Friday, February 10, 2012

FTT Off-Topic: Paying Your Employees May Be Against Your Religious Beliefs

As always with FTT O-T, if this sort of thing offends you, there's a big wide Internet to go enjoy. Scroll or split to your heart's content; these little missives are just for me to clear myself and amuse those of you who read everything. Moving on.

So there's a political kerfluffle over how religious organizations are being "bullied" by the federal government into providing contraceptive health benefits to their female employees, and how this is a great problem, because it's against their beliefs.

And there is, of course, any number of people who want to tell us how this means the Obama Administration is forcing a secular belief system with socialism and demon-humping and abortions for funsies for all. No, seriously.

And I get that the first rule of politics is to remain elected, and how appeasing people who vote is how you do that, so there will likely be some compromises made and it's all best left not looked on, nor commented about...

But, um, ya know what, religious organizations?

Law trumps belief. Render unto Caesar what is Caesar's. Someone important said that last part once -- some Mexican guy, I think. Hay Zeus.

In that I can believe any damned fool thing I want (If I hire a female employee and she's cute, it's in my religious beliefs that I get to show her mah Little Elvis!), but if it's against the law, I don't get to act on those beliefs.

A real shame, this. Mah Little Elvis feels slighted.

There's also this.

If you really feel that paying for contraceptives for your employees is anathema, you should probably stop paying your employees at all. Or get them to agree to live their lives under 24/7 surveillance. No, just the women.

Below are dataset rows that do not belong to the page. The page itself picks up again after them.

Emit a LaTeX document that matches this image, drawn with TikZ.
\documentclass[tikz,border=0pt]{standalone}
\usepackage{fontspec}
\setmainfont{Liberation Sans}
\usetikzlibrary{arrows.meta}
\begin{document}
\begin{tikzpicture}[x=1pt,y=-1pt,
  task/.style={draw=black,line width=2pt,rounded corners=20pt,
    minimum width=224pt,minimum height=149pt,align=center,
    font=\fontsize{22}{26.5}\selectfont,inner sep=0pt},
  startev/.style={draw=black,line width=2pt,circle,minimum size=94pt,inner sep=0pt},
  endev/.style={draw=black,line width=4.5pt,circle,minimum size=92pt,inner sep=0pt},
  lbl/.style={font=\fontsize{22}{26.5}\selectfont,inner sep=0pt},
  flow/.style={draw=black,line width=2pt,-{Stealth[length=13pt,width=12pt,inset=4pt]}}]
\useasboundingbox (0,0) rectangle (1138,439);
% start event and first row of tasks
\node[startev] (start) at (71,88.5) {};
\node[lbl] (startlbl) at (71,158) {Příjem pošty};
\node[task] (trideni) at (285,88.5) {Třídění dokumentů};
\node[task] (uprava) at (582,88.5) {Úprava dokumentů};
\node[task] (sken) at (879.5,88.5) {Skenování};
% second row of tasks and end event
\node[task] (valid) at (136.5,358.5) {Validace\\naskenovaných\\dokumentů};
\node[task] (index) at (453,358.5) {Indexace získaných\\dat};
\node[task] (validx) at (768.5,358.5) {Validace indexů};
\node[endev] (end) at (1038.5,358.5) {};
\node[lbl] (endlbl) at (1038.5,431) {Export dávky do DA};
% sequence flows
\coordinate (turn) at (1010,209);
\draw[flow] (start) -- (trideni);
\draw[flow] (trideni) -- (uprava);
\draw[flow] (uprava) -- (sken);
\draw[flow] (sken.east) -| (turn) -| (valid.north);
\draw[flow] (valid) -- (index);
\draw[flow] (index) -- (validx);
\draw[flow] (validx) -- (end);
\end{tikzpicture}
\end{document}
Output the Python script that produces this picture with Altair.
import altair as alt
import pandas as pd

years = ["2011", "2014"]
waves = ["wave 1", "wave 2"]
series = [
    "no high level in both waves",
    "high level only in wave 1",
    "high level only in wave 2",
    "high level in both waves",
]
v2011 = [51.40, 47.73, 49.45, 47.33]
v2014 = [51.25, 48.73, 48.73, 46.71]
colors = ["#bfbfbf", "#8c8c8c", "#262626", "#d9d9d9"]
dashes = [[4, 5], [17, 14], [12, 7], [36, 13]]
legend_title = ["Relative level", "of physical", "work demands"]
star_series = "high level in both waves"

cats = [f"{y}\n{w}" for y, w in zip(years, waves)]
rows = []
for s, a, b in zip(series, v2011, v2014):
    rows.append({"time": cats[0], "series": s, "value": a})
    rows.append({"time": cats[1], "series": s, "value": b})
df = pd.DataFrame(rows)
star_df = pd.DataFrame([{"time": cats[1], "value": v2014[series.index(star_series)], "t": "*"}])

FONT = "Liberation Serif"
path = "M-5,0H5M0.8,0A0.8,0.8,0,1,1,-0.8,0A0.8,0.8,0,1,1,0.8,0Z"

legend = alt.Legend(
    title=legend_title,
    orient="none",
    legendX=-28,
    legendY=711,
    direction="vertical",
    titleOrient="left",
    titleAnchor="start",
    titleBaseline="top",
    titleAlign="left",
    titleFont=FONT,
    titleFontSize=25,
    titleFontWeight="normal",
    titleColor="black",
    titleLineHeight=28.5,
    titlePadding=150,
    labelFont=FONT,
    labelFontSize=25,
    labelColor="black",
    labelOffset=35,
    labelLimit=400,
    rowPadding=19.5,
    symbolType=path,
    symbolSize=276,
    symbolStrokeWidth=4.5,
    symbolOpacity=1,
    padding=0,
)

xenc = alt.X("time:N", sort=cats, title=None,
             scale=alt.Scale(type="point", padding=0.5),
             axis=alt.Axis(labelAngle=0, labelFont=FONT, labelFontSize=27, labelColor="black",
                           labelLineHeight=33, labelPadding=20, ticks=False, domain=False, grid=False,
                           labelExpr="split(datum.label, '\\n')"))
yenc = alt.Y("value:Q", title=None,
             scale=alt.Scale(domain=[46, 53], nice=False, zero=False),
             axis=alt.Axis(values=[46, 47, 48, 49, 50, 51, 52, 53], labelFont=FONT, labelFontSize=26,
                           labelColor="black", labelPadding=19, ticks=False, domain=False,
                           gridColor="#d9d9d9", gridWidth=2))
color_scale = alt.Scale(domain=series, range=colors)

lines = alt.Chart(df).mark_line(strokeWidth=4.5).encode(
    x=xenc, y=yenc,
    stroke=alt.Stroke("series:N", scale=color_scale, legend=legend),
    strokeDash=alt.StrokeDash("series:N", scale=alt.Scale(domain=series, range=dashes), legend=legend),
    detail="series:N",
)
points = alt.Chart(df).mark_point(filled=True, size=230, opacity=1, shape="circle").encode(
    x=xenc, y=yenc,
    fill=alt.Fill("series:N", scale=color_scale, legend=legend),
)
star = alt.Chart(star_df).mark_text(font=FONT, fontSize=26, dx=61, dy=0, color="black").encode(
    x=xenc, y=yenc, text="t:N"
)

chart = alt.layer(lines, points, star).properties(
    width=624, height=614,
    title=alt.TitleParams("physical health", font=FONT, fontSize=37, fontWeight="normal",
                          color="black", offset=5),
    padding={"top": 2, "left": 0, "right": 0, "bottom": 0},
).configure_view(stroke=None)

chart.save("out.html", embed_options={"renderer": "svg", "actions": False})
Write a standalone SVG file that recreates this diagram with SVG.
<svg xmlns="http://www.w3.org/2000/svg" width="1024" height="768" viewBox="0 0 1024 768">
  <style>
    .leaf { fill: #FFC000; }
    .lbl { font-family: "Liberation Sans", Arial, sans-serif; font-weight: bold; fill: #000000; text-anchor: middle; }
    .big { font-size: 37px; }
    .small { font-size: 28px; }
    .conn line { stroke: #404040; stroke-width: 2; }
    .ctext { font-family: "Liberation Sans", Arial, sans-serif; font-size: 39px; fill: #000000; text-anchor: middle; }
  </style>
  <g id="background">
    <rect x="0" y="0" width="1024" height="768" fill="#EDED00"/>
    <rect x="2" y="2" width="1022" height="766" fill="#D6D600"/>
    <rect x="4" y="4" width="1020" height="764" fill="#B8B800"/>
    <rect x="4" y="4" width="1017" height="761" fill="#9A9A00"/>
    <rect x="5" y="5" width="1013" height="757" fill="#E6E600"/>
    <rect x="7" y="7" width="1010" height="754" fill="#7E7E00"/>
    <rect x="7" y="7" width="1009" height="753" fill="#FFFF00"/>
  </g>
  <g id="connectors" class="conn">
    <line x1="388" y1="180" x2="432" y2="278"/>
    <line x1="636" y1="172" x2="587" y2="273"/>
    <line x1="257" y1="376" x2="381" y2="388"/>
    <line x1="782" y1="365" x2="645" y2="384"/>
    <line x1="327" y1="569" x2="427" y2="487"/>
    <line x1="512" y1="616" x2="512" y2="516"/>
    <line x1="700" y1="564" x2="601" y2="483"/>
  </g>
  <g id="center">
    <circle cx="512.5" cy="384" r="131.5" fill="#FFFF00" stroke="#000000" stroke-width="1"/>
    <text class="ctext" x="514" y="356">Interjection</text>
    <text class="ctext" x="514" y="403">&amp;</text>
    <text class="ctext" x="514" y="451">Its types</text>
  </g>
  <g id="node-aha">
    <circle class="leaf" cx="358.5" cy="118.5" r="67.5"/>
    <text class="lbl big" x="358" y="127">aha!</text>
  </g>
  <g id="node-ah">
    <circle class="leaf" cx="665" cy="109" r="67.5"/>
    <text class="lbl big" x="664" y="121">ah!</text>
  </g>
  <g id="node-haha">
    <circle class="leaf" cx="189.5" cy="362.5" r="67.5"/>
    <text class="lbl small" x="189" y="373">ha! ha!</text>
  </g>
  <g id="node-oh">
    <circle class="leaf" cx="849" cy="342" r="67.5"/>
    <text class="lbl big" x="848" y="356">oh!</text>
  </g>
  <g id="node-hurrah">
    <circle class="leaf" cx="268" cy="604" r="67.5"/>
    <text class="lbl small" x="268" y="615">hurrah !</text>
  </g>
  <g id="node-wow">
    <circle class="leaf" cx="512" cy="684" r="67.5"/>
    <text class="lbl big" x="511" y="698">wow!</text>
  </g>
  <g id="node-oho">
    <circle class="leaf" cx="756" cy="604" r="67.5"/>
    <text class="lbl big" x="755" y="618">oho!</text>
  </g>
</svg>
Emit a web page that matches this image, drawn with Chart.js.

Because, um, once you pay the little dears actual cash money and let them out of your proud patriarchal sight? THOSE SHAMELESS HUSSIES MIGHT USE THAT MONEY TO BUY CONTRACEPTIVES. The horror!

You see, it's not really about The Man bullying you into doing things you don't want to do. It's about you treating your employees the same as other organizations. Like they were, I don't know, fully formed adults that were capable of making their own decisions, answering to their own Maker, and living their own lives, with the free will that is supposed to be the arbiter of their eternal fate.

Or is all of that stuff just for the marks in the crowd, gentlemen?